Set problem: From the very first line of the data to the line containing "const toPoints = (ys)", retype everything exactly, leaving the pictures behind.

— START —

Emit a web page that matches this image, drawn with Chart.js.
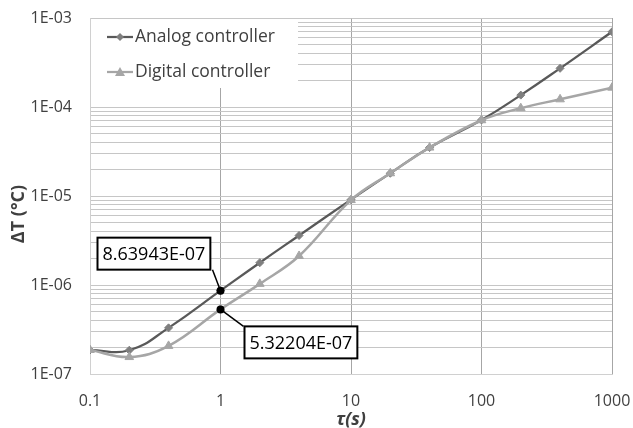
<!DOCTYPE html>
<html>
<head>
<meta charset="utf-8">
<script src="https://cdn.jsdelivr.net/npm/chart.js@4.4.1/dist/chart.umd.min.js"></script>
<style>
  html, body { margin: 0; padding: 0; background: #fff; }
  #wrap { width: 633px; height: 428px; }
</style>
</head>
<body>
<div id="wrap"><canvas id="tauChart"></canvas></div>
<script>
// values (tau in seconds, delta T in degC)
const tau = [0.1, 0.2, 0.4, 1, 2, 4, 10, 20, 40, 100, 200, 400, 1000];
const analog = [1.86e-7, 1.85e-7, 3.3e-7, 8.63943e-7, 1.78e-6, 3.6e-6, 9.1e-6, 1.8e-5, 3.5e-5, 7.15e-5, 1.36e-4, 2.72e-4, 7.0e-4];
const digital = [1.86e-7, 1.55e-7, 2.07e-7, 5.32204e-7, 1.03e-6, 2.12e-6, 9.0e-6, 1.8e-5, 3.5e-5, 7.1e-5, 9.7e-5, 1.22e-4, 1.65e-4];
const seriesNames = ["Analog controller", "Digital controller"];
const xTicks = [0.1, 1, 10, 100, 1000];
const yTicks = [1e-7, 1e-6, 1e-5, 1e-4, 1e-3];
const calloutIndex = 3;

const FONT = "'Open Sans', sans-serif";
const TEXT = "#404040";
const ANALOG_LINE = "#595959";
const ANALOG_MARK = "#7f7f7f";
const DIGITAL = "#a6a6a6";

const isDecade = (v) => {
    const e = Math.log10(v);
    return Math.abs(e - Math.round(e)) < 1e-6;
};
const fmtE = (v) => {
    const e = Math.round(Math.log10(v));
    return "1E" + (e < 0 ? "-" : "+") + String(Math.abs(e)).padStart(2, "0");
};

const toPoints = (ys) => tau.map((t, i) => ({ x: t, y: ys[i] }));

const drawMarker = (ctx, style, x, y, r, color) => {
    ctx.beginPath();
    if (style === "rectRot") {
        ctx.moveTo(x, y - r);
        ctx.lineTo(x + r, y);
        ctx.lineTo(x, y + r);
        ctx.lineTo(x - r, y);
    } else {
        ctx.moveTo(x, y - r);
        ctx.lineTo(x + r, y + r * 0.8);
        ctx.lineTo(x - r, y + r * 0.8);
    }
    ctx.closePath();
    ctx.fillStyle = color;
    ctx.fill();
};

// legend box in the upper left corner of the plot
const legendBox = {
    id: "legendBox",
    afterDraw(chart) {
        const { ctx, chartArea } = chart;
        const x0 = chartArea.left, y0 = chartArea.top;
        ctx.save();
        ctx.fillStyle = "#fff";
        ctx.fillRect(x0 + 1, y0 + 1, 207, 69);
        const rows = [
            { name: seriesNames[0], line: ANALOG_LINE, mark: ANALOG_MARK, style: "rectRot", r: 4 },
            { name: seriesNames[1], line: DIGITAL, mark: DIGITAL, style: "triangle", r: 5 }
        ];
        rows.forEach((row, i) => {
            const y = y0 + 19 + i * 35;
            ctx.strokeStyle = row.line;
            ctx.lineWidth = 2.25;
            ctx.beginPath();
            ctx.moveTo(x0 + 17, y);
            ctx.lineTo(x0 + 43, y);
            ctx.stroke();
            drawMarker(ctx, row.style, x0 + 30, y, row.r, row.mark);
            ctx.fillStyle = TEXT;
            ctx.font = "17.5px " + FONT;
            ctx.textBaseline = "middle";
            ctx.textAlign = "left";
            ctx.fillText(row.name, x0 + 45, y);
        });
        ctx.restore();
    }
};

// callout boxes for the values at tau = 1 s, plus the y axis title
const callouts = {
    id: "callouts",
    afterDraw(chart) {
        const { ctx, scales } = chart;
        const px = scales.x.getPixelForValue(tau[calloutIndex]);
        const items = [
            { v: analog[calloutIndex], dx: -123, dy: -53, lx: -8, ly: -21 },
            { v: digital[calloutIndex], dx: 24, dy: 17, lx: 23, ly: 17 }
        ];
        ctx.save();
        ctx.font = "18px " + FONT;
        items.forEach((it) => {
            const py = scales.y.getPixelForValue(it.v);
            const label = it.v.toExponential(5).toUpperCase().replace(/E([+-])(\d)$/, "E$10$2");
            const w = ctx.measureText(label).width + 10;
            const h = 32;
            ctx.strokeStyle = "#000";
            ctx.lineWidth = 1.5;
            ctx.beginPath();
            ctx.moveTo(px, py);
            ctx.lineTo(px + it.lx, py + it.ly);
            ctx.stroke();
            ctx.fillStyle = "#fff";
            ctx.fillRect(px + it.dx, py + it.dy, w, h);
            ctx.lineWidth = 2;
            ctx.strokeRect(px + it.dx, py + it.dy, w, h);
            ctx.fillStyle = "#000";
            ctx.textAlign = "left";
            ctx.textBaseline = "middle";
            ctx.fillText(label, px + it.dx + 5, py + it.dy + h / 2 + 1);
            ctx.beginPath();
            ctx.arc(px, py, 4, 0, Math.PI * 2);
            ctx.fill();
        });
        // y title, centred a little below the plot middle like the original
        ctx.translate(19, 214);
        ctx.rotate(-Math.PI / 2);
        ctx.font = "bold 18px " + FONT;
        ctx.fillStyle = TEXT;
        ctx.textAlign = "center";
        ctx.textBaseline = "middle";
        ctx.fillText("ΔT (°C)", 0, 0);
        ctx.restore();
    }
};

new Chart(document.getElementById("tauChart"), {
    type: "line",
    data: {
        datasets: [{
            label: seriesNames[0],
            data: toPoints(analog),
            borderColor: ANALOG_LINE,
            borderWidth: 2.25,
            pointStyle: "rectRot",
            pointRadius: 4,
            pointBackgroundColor: ANALOG_MARK,
            pointBorderColor: ANALOG_MARK,
            pointBorderWidth: 1,
            tension: 0.45,
            order: 1
        }, {
            label: seriesNames[1],
            data: toPoints(digital),
            borderColor: DIGITAL,
            borderWidth: 2.5,
            pointStyle: "triangle",
            pointRadius: 5,
            pointBackgroundColor: DIGITAL,
            pointBorderColor: DIGITAL,
            pointBorderWidth: 1,
            tension: 0.4,
            order: 0
        }]
    },
    options: {
        responsive: true,
        maintainAspectRatio: false,
        animation: false,
        events: [],
        layout: { padding: { top: 18, right: 21, left: 0, bottom: 0 } },
        plugins: {
            legend: { display: false },
            tooltip: { enabled: false }
        },
        scales: {
            x: {
                type: "logarithmic",
                min: xTicks[0],
                max: xTicks[xTicks.length - 1],
                afterBuildTicks: (scale) => { scale.ticks = xTicks.map(v => ({ value: v })); },
                afterFit: (scale) => {
                    scale.height = 54;
                    scale.paddingLeft = 0;
                    scale.paddingRight = 0;
                },
                grid: {
                    color: (c) => c.index === 0 ? "#d9d9d9" : "#a6a6a6",
                    drawTicks: false
                },
                border: { color: "#d0d0d0" },
                ticks: {
                    autoSkip: false,
                    maxRotation: 0,
                    padding: 18,
                    color: TEXT,
                    font: { family: FONT, size: 16 },
                    callback: (v) => String(v)
                },
                title: {
                    display: true,
                    text: "τ(s)",
                    color: TEXT,
                    font: { family: FONT, size: 18, weight: "bold", style: "italic" },
                    padding: { top: 0, bottom: -3 }
                }
            },
            y: {
                type: "logarithmic",
                min: yTicks[0],
                max: yTicks[yTicks.length - 1],
                afterBuildTicks: (scale) => {
                    const ticks = [];
                    yTicks.forEach((d, i) => {
                        if (i === yTicks.length - 1) { ticks.push({ value: d }); return; }
                        for (let m = 1; m < 10; m++) ticks.push({ value: m * d });
                    });
                    scale.ticks = ticks;
                },
                afterFit: (scale) => {
                    scale.width = 90;
                    scale.paddingTop = 0;
                    scale.paddingBottom = 0;
                },
                grid: { color: "#c6c6c6", drawTicks: false },
                border: { color: "#d0d0d0" },
                ticks: {
                    autoSkip: false,
                    padding: 18,
                    color: TEXT,
                    font: { family: FONT, size: 16 },
                    callback: (v) => isDecade(v) ? fmtE(v) : ""
                }
            }
        }
    },
    plugins: [legendBox, callouts]
});
</script>
</body>
</html>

— END —

Full response:
Emit a web page that matches this image, drawn with Chart.js.
<!DOCTYPE html>
<html>
<head>
<meta charset="utf-8">
<script src="https://cdn.jsdelivr.net/npm/chart.js@4.4.1/dist/chart.umd.min.js"></script>
<style>
  html, body { margin: 0; padding: 0; background: #fff; }
  #wrap { width: 633px; height: 428px; }
</style>
</head>
<body>
<div id="wrap"><canvas id="tauChart"></canvas></div>
<script>
// values (tau in seconds, delta T in degC)
const tau = [0.1, 0.2, 0.4, 1, 2, 4, 10, 20, 40, 100, 200, 400, 1000];
const analog = [1.86e-7, 1.85e-7, 3.3e-7, 8.63943e-7, 1.78e-6, 3.6e-6, 9.1e-6, 1.8e-5, 3.5e-5, 7.15e-5, 1.36e-4, 2.72e-4, 7.0e-4];
const digital = [1.86e-7, 1.55e-7, 2.07e-7, 5.32204e-7, 1.03e-6, 2.12e-6, 9.0e-6, 1.8e-5, 3.5e-5, 7.1e-5, 9.7e-5, 1.22e-4, 1.65e-4];
const seriesNames = ["Analog controller", "Digital controller"];
const xTicks = [0.1, 1, 10, 100, 1000];
const yTicks = [1e-7, 1e-6, 1e-5, 1e-4, 1e-3];
const calloutIndex = 3;

const FONT = "'Open Sans', sans-serif";
const TEXT = "#404040";
const ANALOG_LINE = "#595959";
const ANALOG_MARK = "#7f7f7f";
const DIGITAL = "#a6a6a6";

const isDecade = (v) => {
    const e = Math.log10(v);
    return Math.abs(e - Math.round(e)) < 1e-6;
};
const fmtE = (v) => {
    const e = Math.round(Math.log10(v));
    return "1E" + (e < 0 ? "-" : "+") + String(Math.abs(e)).padStart(2, "0");
};

const toPoints = (ys) => tau.map((t, i) => ({ x: t, y: ys[i] }));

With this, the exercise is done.